Manitoba officials were working quickly Monday to build higher dikes along the Assiniboine River, while their counterparts in Saskatchewan warned that flooding would remain a threat for the rest of the month.
For the past week, much of the Prairie provinces has been flooded or in danger of being so, with parts of the region seeing the highest water levels in 150 years.
About 700 people in Manitoba have already been forced from their homes, dozens of roads have been closed, and officials are urging more vigilance.
"Many of the crests are some time off," Emergency Measures Minister Steve Ashton said on Sunday. "We're not even necessarily at the end of the beginning of the spring flood stage."
One of the province's major trade routes, Highway 75, was closed Monday because rising water on the Red River and its tributaries made it impassable.
Truckers heading to the U.S. are being forced to make extensive detours due to the closure.
Dikes along the Assiniboine upstream of Winnipeg were built to withstand water levels seen in 1976, the worst year on record. But the river was ice-free that year, and officials worry that ice jams this year will make water levels worse than they would otherwise be.
Officials said the water level dropped overnight on the Assiniboine in Brandon, but flood watches are still in effect from Russell to Portage la Prairie.
"We have not had a dike breach at this time — just over-topping," Steve Topping with Manitoba Water Stewardship said. "Equipment is following the ice jam as it progresses down the stream and they're raising the dikes to contain the waters.
Temperatures are forecast to rise this week, so more snowmelt is expected.
Saskatchewan officials call for vigilance
The forecast peaks for the Assiniboine River have increased because of the snow and rain that fell across Saskatchewan over the weekend, CBC News meteorologist Johanna Wagstaffe said.
Flood worries resulted in states of emergency being declared on the weekend in the Manitoba municipalities of St. François Xavier, Cartier and Headingley.
The community of Wawanesa is expected to get a second crest, likely next week, and a high-water advisory has been issued for the Gladstone area because of a second crest expected on the Whitemud River in the next few days.
The worst case scenario for flooding does not appear to be materializing, but officials are calling for vigilance. The Saskatchewan Watershed Authority said many water flows in the southern half of the province have hit a plateau because cold weather is slowing the melt.

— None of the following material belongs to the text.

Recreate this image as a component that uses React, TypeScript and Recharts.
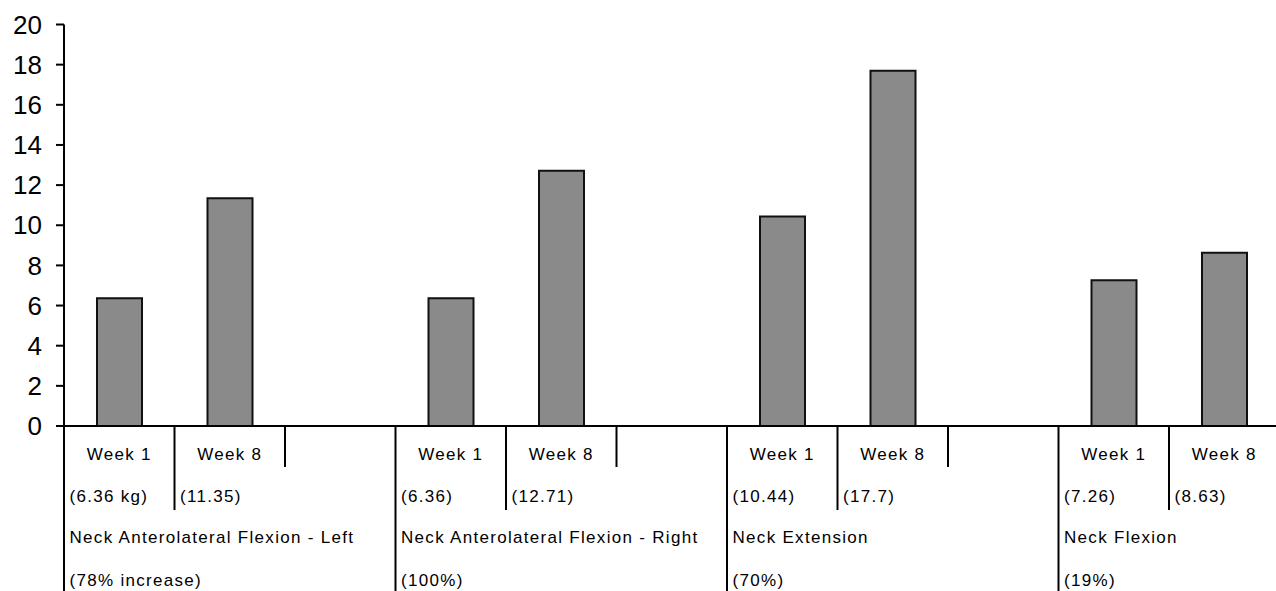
import React from 'react';
import { BarChart, Bar, XAxis, YAxis } from 'recharts';

// Slot layout: each exercise has Week 1, Week 8 and an empty spacer slot.
const slotLabels = ['Week 1', 'Week 8', '', 'Week 1', 'Week 8', '', 'Week 1', 'Week 8', '', 'Week 1', 'Week 8'];
const strengthKg: (number | null)[] = [6.36, 11.35, null, 6.36, 12.71, null, 10.44, 17.7, null, 7.26, 8.63];
const valueLabels = ['(6.36 kg)', '(11.35)', '', '(6.36)', '(12.71)', '', '(10.44)', '(17.7)', '', '(7.26)', '(8.63)'];
const groupNames = [
  'Neck Anterolateral Flexion - Left',
  'Neck Anterolateral Flexion - Right',
  'Neck Extension',
  'Neck Flexion',
];
const groupChanges = ['(78% increase)', '(100%)', '(70%)', '(19%)'];
const yTicks = [0, 2, 4, 6, 8, 10, 12, 14, 16, 18, 20];

const data = slotLabels.map((label, i) => ({ id: `slot-${i}`, label, value: strengthKg[i] }));

const CHART_W = 1290;
const CHART_H = 591;
const MARGIN = { top: 24.5, right: 10.5, bottom: 0, left: 0 };
const Y_AXIS_W = 64;
const X_AXIS_H = 165;
const AXIS_Y = CHART_H - MARGIN.bottom - X_AXIS_H;
const SLOT_W = (CHART_W - MARGIN.left - MARGIN.right - Y_AXIS_W) / slotLabels.length;

const FONT = '"Liberation Sans", Arial, sans-serif';
const labelStyle = { fontFamily: FONT, fontSize: 17, letterSpacing: 1.3, fill: '#000' };

const CategoryTick = (props: any) => {
  const { x, payload } = props;
  const i: number = payload?.index ?? props.index ?? 0;
  const left = x - SLOT_W / 2;
  const kind = i % 3;
  const lineBottom = kind === 0 ? CHART_H : kind === 1 ? 510 : 467;
  const g = Math.floor(i / 3);
  return (
    <g>
      <line x1={left} x2={left} y1={AXIS_Y} y2={lineBottom} stroke="#000" strokeWidth={2} />
      {slotLabels[i] && (
        <text x={x} y={460} textAnchor="middle" style={labelStyle}>
          {slotLabels[i]}
        </text>
      )}
      {valueLabels[i] && (
        <text x={left + 5.5} y={502} textAnchor="start" style={labelStyle}>
          {valueLabels[i]}
        </text>
      )}
      {kind === 0 && (
        <>
          <text x={left + 5.5} y={543} textAnchor="start" style={labelStyle}>
            {groupNames[g]}
          </text>
          <text x={left + 5.5} y={586} textAnchor="start" style={labelStyle}>
            {groupChanges[g]}
          </text>
        </>
      )}
    </g>
  );
};

export default function App() {
  return (
    <div
      style={{
        position: 'absolute',
        left: 0,
        top: 0,
        width: 1276,
        height: 591,
        overflow: 'hidden',
        background: '#fff',
      }}
    >
      <BarChart width={CHART_W} height={CHART_H} data={data} margin={MARGIN}>
        <YAxis
          width={Y_AXIS_W}
          domain={[0, 20]}
          ticks={yTicks}
          interval={0}
          axisLine={{ stroke: '#000', strokeWidth: 2 }}
          tickLine={{ stroke: '#000', strokeWidth: 2 }}
          tickSize={8}
          tickMargin={14}
          tick={{ fontFamily: FONT, fontSize: 26, fill: '#000' }}
        />
        <XAxis
          dataKey="id"
          height={X_AXIS_H}
          interval={0}
          axisLine={{ stroke: '#000', strokeWidth: 2 }}
          tickLine={false}
          tick={<CategoryTick />}
        />
        <Bar
          dataKey="value"
          barSize={45}
          fill="#8a8a8a"
          stroke="#111"
          strokeWidth={2}
          isAnimationActive={false}
        />
      </BarChart>
    </div>
  );
}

Fifteen communities have declared states of emergency and more than 400 people in two First Nations communities have been forced from their homes because of flooding.
Water continues to flow down Wascana Creek and into the engorged Qu'Appelle River, and the peak in Regina is still a week away.
The height of sandbag dikes around Wascana Creek in Regina is being raised. The city has already put 40,000 sandbags in place to protect low-lying areas. About 20,000 more sandbags have been filled and the city plans to fill another 20,000.
"It's like a war zone here with everybody moving and stuff floating around," said Len Antal, who lives on Crooked Lake in the Qu'Appelle River valley. "Everybody down here has just been unbelievable helping each other out.
"If the wind ever picks up and the ice breaks up and starts to move, like really move, it'll just shear houses down like toothpicks."
Saskatchewan Premier Brad Wall said the province will do whatever it can to help prevent flood damage. His government earmarked $22 million in February to help communities design and build flood protection.
Wall predicted another $30 million might be required, but said Monday that communities and government ministries need to carry on their work without worrying about the cost right now.
In Alberta, the city of Medicine Hat remained under a state of emergency Monday, but elsewhere in the province, flooding appeared to be subsiding. Officials are still concerned, however, about the snowpack in the Cypress Hills border region with Saskatchewan. The snow has barely begun to melt and could carry torrents of water into area waterways.